PAWLP’s Summer Institute: A Fresh Look By Janice Ewing
This year, our Summer Institute has a new configuration. We met on four Saturdays during May and June for virtual sessions and will meet for two weeks face-to-face later in July. Pauline Schmidt and Jen Greene are the co-facilitators, and I have a coaching role, supporting participants as they design their projects.
The Institute started with an activity in which the three of us, along with the other participants, introduced ourselves via a slide show, using pictures and text to share aspects of our professional and personal lives. We also used Jamboard to share other aspects of our background experiences, consuming issues, and wonderings about the Institute itself. These experiences furthered community-building as well as planting seeds for narrative topics. Participants wrote their narratives during May and June, outside of class time, but there were opportunities for reflection and feedback within the sessions. For example, in response to PAWLP TC Abigail Turley’s presentation about sentence fluency, writers identified short lines that stood out in their pieces, exchanged them with a partner, and then wrote pantoums with each other’s lines. This process provided feedback to each writer as to how their partner interpreted the focus of their piece, highlighted by the inherent repetition of the pantoum format. In another small group feedback session, participants exchanged comments and questions via a “Warm and Cool Feedback” protocol, in which partners offered specific comments about what was working in the piece, and well as “what-if questions” for the writer to consider.

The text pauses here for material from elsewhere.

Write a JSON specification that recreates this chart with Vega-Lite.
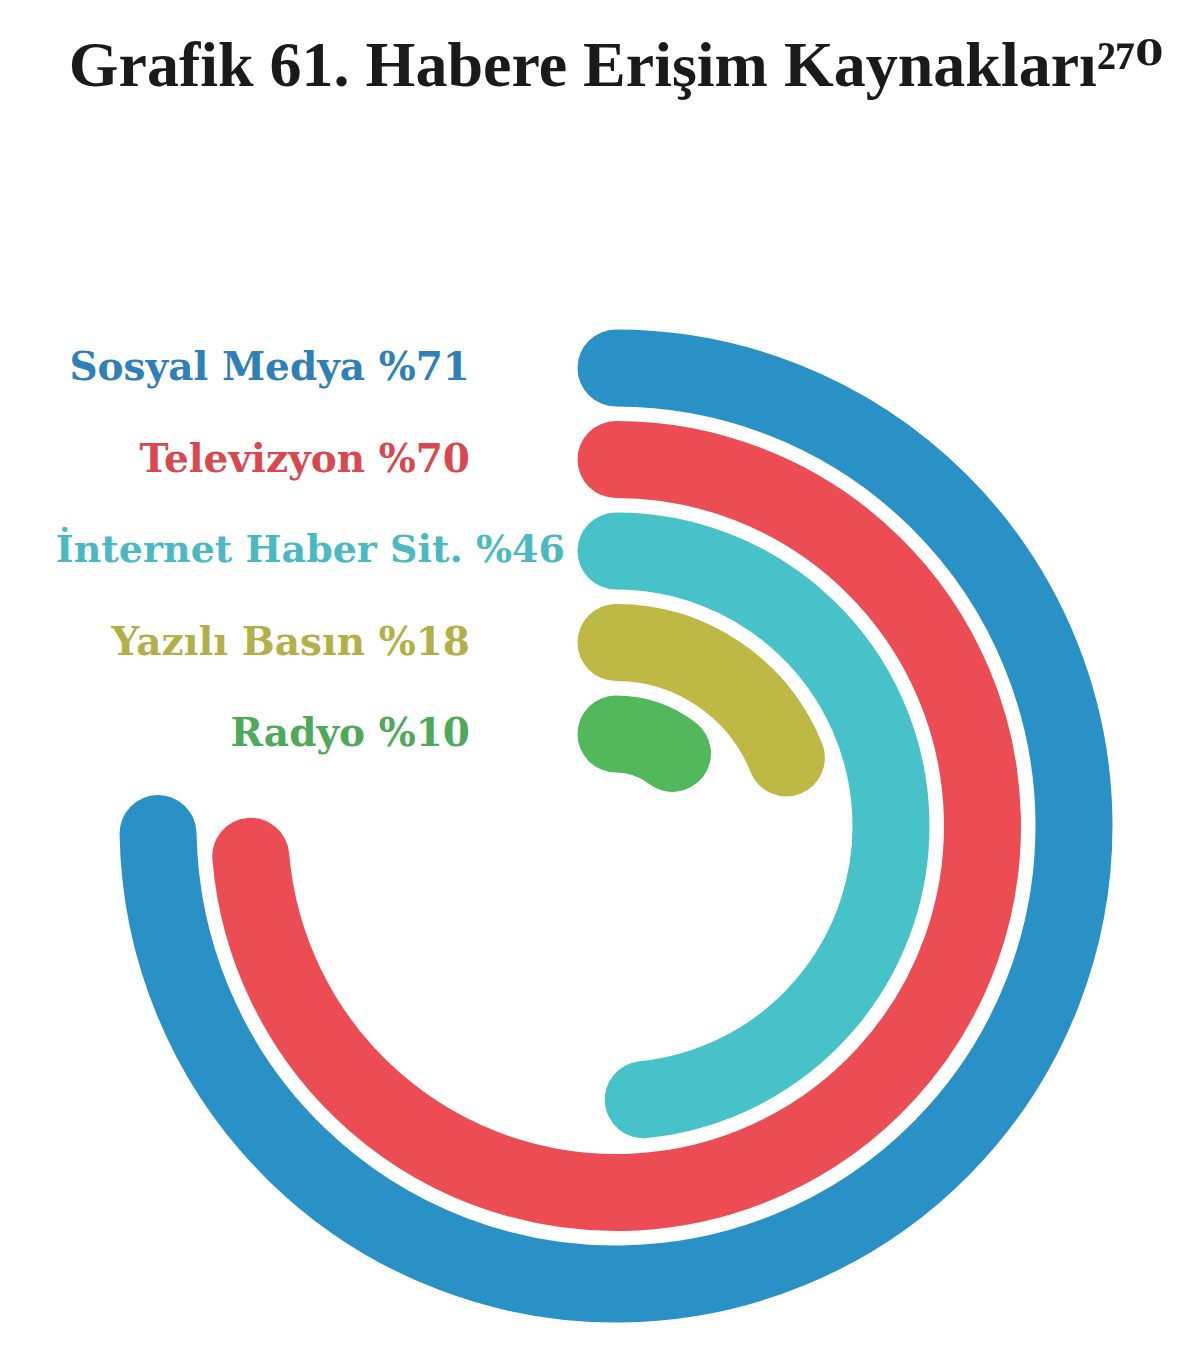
{
  "$schema": "https://vega.github.io/schema/vega-lite/v6.json",
  "autosize": {"type": "none"},
  "width": 1000,
  "height": 1000,
  "padding": {"left": 116, "top": 326, "right": 84, "bottom": 23},
  "background": "white",
  "title": {
    "text": "Grafik 61. Habere Erişim Kaynakları²⁷⁰",
    "font": "'Liberation Serif', 'DejaVu Serif', serif",
    "fontWeight": "bold",
    "fontSize": 64,
    "color": "#1a1a1a",
    "anchor": "middle",
    "frame": "group",
    "baseline": "alphabetic",
    "offset": 176
  },
  "data": {
    "values": [
      {"kaynak": "Sosyal Medya", "oran": 71},
      {"kaynak": "Televizyon", "oran": 70},
      {"kaynak": "İnternet Haber Sit.", "oran": 46},
      {"kaynak": "Yazılı Basın", "oran": 18},
      {"kaynak": "Radyo", "oran": 10}
    ]
  },
  "transform": [
    {"calculate": "datum.kaynak + ' %' + datum.oran", "as": "etiket"}
  ],
  "resolve": {"scale": {"color": "independent"}},
  "layer": [
    {
      "mark": {
        "type": "arc",
        "filled": false,
        "strokeWidth": 77,
        "strokeCap": "round",
        "strokeJoin": "round"
      },
      "encoding": {
        "theta": {
          "field": "oran",
          "type": "quantitative",
          "stack": null,
          "scale": {"domain": [0, 95], "range": [0, 6.2832]}
        },
        "radius": {
          "field": "kaynak",
          "type": "nominal",
          "scale": {
            "type": "point",
            "domain": ["Radyo", "Yazılı Basın", "İnternet Haber Sit.", "Televizyon", "Sosyal Medya"],
            "range": [92, 458],
            "padding": 0
          }
        },
        "radius2": {"field": "kaynak"},
        "color": {
          "field": "kaynak",
          "type": "nominal",
          "legend": null,
          "scale": {
            "domain": ["Sosyal Medya", "Televizyon", "İnternet Haber Sit.", "Yazılı Basın", "Radyo"],
            "range": ["#2a91c6", "#ec4d55", "#47c2c9", "#bdb944", "#52b85c"]
          }
        }
      }
    },
    {
      "transform": [{"filter": "datum.kaynak !== 'İnternet Haber Sit.'"}],
      "mark": {
        "type": "text",
        "theta": 0,
        "align": "right",
        "baseline": "middle",
        "dx": -146,
        "font": "DejaVu Serif",
        "fontWeight": "bold",
        "fontSize": 39
      },
      "encoding": {
        "radius": {"field": "kaynak", "type": "nominal"},
        "text": {"field": "etiket", "type": "nominal"},
        "color": {
          "field": "kaynak",
          "type": "nominal",
          "legend": null,
          "scale": {
            "domain": ["Sosyal Medya", "Televizyon", "İnternet Haber Sit.", "Yazılı Basın", "Radyo"],
            "range": ["#2f80b6", "#d9484f", "#4bb9c1", "#b3b048", "#4ea95a"]
          }
        }
      }
    },
    {
      "transform": [{"filter": "datum.kaynak === 'İnternet Haber Sit.'"}],
      "mark": {
        "type": "text",
        "theta": 0,
        "align": "right",
        "baseline": "middle",
        "dx": -51,
        "font": "DejaVu Serif",
        "fontWeight": "bold",
        "fontSize": 38,
        "color": "#4bb9c1"
      },
      "encoding": {
        "radius": {"field": "kaynak", "type": "nominal"},
        "text": {"field": "etiket", "type": "nominal"}
      }
    }
  ]
}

The virtual sessions were also enriched by presentations from TC Melissa Keer, about writers’ notebooks, and from Matthew Kruger-Ross, a recent TC and Pauline’s podcasting partner, who shared authentic strategies to enhance speaking and listening in the classroom and beyond.
By the end of the four sessions, participants had decided on topics for their teaching demonstrations and had joined coaching groups based on related topics. In the time period between the last virtual session and the beginning of the face-to-face portion, participants are designing their demos and multigenre projects in collaboration with their groups and coaches. Those meetings are taking place in whatever format and on whatever schedule meets the needs of the group.
When we meet face-to-face, the first week will provide workshop time for the demos as well as multigenre and other projects, additional demo presentations from other PAWLP T.C.’s, and a variety of other reading, writing, and sharing experiences. The second week will include presentations of the new demos and book talks, and will culminate in a writing marathon in the West Chester area. Following the two-week session, participants will have additional time on their own to work on other reflections, including a “Letter to Self,” and we’ll meet again at the Institute Celebration in September.
What will our Summer Institute look like in the future? This is a question that we’ll be exploring this year. In the fall, with feedback from our participants, our observations as facilitators and coach, and input from our larger PAWLP community, we’ll reflect on the outcomes of this year’s format, and look ahead to possible configurations for next year. There is much to consider – the needs and interests of potential SI participants, the essential elements of the program, the variety of options for using time and space, and the readiness to make adjustments as needed.
In many ways, the pandemic has strengthened our concepts of flexibility and paring down to what is most essential. For our Summer Institute, that includes immersion in writing and reading experiences that promote growth as writers and teachers of writing; building a community that honors all voices; creating conditions that encourage risk-taking and ventures into new topics, formats, and ways of collaborating. What would you add to this list? What does your Summer Institute look like this year? What has changed and what has remained the same?
Janice Ewing is a 2004 Fellow of the Pennsylvania Writing and Literature Project and a current member of the advisory board. Her interests include teacher inquiry, collaboration, and mentoring. She and Dr. Mary Buckelew, are the authors of Action Research for English Language Arts Teachers: Invitation to Inquiry (Routledge, 2019).